◆ WHAT TO DO:
Extract the lines from the start through the line that holds "const categoryBottom = ['Effect", both included, omitting all images.

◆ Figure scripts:
▼
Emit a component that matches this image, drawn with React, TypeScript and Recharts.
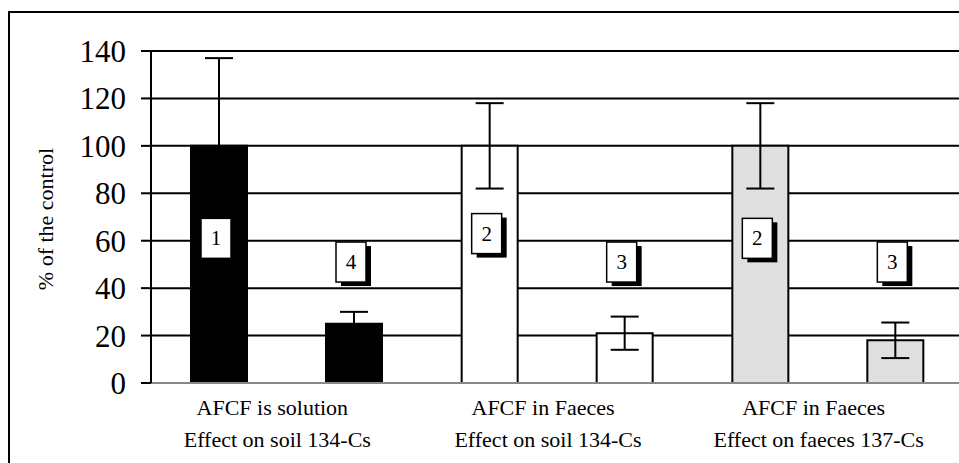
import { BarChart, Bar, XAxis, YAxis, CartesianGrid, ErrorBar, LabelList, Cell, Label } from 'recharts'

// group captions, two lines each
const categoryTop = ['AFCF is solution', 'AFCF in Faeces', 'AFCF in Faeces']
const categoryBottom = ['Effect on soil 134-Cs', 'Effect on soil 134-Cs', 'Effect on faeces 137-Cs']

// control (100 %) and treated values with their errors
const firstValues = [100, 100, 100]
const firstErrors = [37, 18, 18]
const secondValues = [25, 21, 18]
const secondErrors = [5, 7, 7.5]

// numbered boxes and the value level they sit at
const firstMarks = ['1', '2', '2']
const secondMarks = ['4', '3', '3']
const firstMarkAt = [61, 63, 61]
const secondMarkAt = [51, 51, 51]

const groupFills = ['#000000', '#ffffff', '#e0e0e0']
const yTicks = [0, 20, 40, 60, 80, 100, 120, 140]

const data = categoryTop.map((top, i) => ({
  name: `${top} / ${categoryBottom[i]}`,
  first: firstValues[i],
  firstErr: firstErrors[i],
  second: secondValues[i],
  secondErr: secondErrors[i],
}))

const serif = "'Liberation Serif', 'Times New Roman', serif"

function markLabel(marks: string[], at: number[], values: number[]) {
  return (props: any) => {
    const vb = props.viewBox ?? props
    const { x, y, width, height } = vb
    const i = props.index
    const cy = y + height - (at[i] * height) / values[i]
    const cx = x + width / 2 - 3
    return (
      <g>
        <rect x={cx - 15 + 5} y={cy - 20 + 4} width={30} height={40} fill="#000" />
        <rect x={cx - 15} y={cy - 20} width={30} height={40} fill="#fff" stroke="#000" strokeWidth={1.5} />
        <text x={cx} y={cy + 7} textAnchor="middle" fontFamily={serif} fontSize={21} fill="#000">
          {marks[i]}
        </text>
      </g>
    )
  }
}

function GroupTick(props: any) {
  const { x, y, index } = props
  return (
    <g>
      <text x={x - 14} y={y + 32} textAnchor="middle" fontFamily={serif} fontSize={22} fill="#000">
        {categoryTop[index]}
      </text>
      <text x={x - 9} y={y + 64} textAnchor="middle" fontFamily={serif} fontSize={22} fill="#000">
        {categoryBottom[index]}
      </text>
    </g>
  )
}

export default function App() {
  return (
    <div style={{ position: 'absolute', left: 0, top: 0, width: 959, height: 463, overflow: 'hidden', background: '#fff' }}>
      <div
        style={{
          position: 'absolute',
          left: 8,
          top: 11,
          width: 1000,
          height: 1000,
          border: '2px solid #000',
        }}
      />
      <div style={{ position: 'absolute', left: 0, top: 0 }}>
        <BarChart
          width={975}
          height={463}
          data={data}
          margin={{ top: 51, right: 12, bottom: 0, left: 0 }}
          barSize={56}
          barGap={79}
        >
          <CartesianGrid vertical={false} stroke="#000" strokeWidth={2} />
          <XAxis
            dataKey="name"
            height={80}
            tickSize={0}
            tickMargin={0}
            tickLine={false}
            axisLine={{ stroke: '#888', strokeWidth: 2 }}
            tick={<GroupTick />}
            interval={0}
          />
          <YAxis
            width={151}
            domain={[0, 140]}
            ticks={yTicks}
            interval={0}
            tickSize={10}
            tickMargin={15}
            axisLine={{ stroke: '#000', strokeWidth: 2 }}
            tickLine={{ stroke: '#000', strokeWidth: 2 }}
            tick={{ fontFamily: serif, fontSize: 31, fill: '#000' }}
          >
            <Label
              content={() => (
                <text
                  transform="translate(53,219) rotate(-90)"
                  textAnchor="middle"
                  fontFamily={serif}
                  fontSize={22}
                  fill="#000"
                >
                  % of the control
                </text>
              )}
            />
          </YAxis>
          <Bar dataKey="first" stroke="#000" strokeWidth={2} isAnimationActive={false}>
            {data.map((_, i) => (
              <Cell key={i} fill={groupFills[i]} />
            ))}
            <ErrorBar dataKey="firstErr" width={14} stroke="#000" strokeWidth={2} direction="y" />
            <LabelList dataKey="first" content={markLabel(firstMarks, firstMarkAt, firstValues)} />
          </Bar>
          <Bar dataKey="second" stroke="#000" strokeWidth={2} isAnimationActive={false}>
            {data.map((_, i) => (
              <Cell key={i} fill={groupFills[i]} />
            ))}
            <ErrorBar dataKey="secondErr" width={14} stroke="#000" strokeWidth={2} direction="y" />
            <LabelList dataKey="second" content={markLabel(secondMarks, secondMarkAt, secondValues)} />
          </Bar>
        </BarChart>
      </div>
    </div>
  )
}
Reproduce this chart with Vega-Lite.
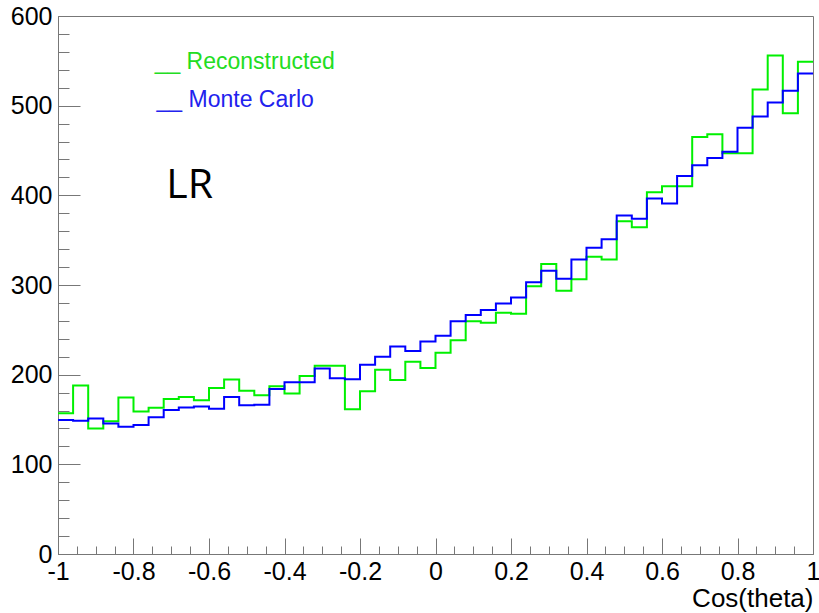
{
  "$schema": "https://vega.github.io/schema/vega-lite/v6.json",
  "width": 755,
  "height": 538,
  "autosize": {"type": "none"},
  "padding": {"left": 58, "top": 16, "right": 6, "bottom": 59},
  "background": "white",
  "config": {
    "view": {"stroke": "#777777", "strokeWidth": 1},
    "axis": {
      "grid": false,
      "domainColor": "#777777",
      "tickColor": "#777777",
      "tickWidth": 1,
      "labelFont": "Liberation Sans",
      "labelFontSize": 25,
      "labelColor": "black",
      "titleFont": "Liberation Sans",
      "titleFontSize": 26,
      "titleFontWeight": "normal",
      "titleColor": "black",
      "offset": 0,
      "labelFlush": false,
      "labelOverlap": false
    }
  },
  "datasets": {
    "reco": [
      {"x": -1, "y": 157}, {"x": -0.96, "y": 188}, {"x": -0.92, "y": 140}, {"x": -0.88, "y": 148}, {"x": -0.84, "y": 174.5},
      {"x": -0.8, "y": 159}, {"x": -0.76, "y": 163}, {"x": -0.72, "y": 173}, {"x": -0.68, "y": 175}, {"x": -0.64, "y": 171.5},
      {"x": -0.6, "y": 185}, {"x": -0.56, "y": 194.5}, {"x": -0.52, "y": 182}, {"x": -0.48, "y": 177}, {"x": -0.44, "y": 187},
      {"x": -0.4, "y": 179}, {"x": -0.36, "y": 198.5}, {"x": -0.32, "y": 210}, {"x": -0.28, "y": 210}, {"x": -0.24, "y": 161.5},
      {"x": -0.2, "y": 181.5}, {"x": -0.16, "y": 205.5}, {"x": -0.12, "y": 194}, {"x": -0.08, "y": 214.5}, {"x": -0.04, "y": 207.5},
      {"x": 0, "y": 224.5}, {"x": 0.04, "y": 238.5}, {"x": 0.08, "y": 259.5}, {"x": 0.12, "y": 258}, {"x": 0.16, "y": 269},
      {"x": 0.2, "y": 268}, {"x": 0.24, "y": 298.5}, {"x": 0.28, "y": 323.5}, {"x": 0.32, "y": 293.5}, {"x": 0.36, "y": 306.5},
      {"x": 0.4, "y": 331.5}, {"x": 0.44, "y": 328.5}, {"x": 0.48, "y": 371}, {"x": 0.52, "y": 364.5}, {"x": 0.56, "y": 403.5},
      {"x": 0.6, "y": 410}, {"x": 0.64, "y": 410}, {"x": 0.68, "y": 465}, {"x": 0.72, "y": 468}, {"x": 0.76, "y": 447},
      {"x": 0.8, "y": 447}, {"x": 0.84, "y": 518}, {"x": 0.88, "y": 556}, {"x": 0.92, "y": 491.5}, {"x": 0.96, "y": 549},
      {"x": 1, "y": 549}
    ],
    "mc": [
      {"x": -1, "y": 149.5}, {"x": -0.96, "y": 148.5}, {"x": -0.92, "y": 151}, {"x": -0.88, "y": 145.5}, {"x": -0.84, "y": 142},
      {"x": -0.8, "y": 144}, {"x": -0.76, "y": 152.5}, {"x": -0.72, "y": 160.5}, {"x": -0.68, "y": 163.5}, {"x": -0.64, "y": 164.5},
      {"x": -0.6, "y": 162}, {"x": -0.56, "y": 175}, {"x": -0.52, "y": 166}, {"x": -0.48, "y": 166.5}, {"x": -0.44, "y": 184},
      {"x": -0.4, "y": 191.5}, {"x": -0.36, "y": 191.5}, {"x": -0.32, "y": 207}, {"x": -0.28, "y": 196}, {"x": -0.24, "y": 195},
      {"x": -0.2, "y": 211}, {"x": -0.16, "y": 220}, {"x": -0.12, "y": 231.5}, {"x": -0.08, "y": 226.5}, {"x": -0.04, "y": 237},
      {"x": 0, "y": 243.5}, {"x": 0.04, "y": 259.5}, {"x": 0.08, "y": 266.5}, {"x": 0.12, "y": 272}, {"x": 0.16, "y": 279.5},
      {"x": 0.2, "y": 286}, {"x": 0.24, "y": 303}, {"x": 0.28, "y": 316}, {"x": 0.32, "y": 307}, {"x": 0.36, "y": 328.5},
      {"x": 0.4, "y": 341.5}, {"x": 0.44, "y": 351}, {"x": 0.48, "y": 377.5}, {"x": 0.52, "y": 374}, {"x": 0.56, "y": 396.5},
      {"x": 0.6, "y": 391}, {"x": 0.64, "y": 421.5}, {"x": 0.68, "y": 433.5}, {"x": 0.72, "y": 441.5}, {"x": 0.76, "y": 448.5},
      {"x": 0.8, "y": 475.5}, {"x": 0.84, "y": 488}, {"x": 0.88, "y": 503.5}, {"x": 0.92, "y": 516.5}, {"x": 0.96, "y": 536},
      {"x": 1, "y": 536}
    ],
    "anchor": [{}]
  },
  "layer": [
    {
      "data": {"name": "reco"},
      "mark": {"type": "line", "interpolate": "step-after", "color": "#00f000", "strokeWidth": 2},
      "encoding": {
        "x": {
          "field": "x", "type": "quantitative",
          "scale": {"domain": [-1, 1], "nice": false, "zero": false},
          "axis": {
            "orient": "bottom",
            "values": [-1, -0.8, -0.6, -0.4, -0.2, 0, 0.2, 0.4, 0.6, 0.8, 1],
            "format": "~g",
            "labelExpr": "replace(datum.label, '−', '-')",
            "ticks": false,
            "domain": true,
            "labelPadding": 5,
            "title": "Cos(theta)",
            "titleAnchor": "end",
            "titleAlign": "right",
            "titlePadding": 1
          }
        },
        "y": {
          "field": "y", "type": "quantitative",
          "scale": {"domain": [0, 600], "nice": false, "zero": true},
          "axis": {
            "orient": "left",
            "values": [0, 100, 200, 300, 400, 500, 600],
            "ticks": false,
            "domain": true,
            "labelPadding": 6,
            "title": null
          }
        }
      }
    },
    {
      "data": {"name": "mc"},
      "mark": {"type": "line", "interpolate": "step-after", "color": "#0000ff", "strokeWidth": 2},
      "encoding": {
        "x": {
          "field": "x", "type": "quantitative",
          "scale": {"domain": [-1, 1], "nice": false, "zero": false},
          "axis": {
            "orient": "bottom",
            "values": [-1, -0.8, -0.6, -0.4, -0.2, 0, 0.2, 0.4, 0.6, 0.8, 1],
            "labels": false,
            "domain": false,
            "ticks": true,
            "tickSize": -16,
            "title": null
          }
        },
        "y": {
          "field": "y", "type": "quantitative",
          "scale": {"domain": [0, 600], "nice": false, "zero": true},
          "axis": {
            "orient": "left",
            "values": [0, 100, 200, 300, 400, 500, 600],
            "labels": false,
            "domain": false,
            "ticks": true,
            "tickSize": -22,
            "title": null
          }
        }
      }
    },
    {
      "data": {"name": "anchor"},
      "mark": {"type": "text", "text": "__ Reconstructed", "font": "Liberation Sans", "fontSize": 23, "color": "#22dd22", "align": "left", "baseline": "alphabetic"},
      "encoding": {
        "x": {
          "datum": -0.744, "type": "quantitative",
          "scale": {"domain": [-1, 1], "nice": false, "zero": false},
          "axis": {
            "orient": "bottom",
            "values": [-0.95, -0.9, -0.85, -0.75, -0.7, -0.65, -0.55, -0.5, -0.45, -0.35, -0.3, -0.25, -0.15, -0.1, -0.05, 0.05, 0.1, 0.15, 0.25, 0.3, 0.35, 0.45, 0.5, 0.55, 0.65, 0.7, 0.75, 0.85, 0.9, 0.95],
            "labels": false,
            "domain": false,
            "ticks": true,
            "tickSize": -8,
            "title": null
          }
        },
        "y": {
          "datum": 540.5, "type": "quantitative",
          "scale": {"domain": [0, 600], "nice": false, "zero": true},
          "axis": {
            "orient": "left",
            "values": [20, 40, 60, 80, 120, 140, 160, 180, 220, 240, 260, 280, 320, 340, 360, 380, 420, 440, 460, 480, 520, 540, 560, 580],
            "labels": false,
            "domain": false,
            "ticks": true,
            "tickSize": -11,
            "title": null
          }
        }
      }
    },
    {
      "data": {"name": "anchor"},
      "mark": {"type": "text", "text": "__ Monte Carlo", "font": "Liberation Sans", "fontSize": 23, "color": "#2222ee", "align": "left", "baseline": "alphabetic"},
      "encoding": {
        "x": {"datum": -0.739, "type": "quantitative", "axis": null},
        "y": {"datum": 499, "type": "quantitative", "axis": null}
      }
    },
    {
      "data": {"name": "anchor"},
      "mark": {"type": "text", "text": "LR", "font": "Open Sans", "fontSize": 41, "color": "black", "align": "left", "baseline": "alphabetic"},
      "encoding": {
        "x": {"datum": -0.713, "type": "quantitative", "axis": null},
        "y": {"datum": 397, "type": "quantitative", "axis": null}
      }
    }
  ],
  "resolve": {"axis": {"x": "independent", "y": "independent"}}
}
▲
◆ WORKED SOLUTION:
Emit a component that matches this image, drawn with React, TypeScript and Recharts.
import { BarChart, Bar, XAxis, YAxis, CartesianGrid, ErrorBar, LabelList, Cell, Label } from 'recharts'

// group captions, two lines each
const categoryTop = ['AFCF is solution', 'AFCF in Faeces', 'AFCF in Faeces']
const categoryBottom = ['Effect on soil 134-Cs', 'Effect on soil 134-Cs', 'Effect on faeces 137-Cs']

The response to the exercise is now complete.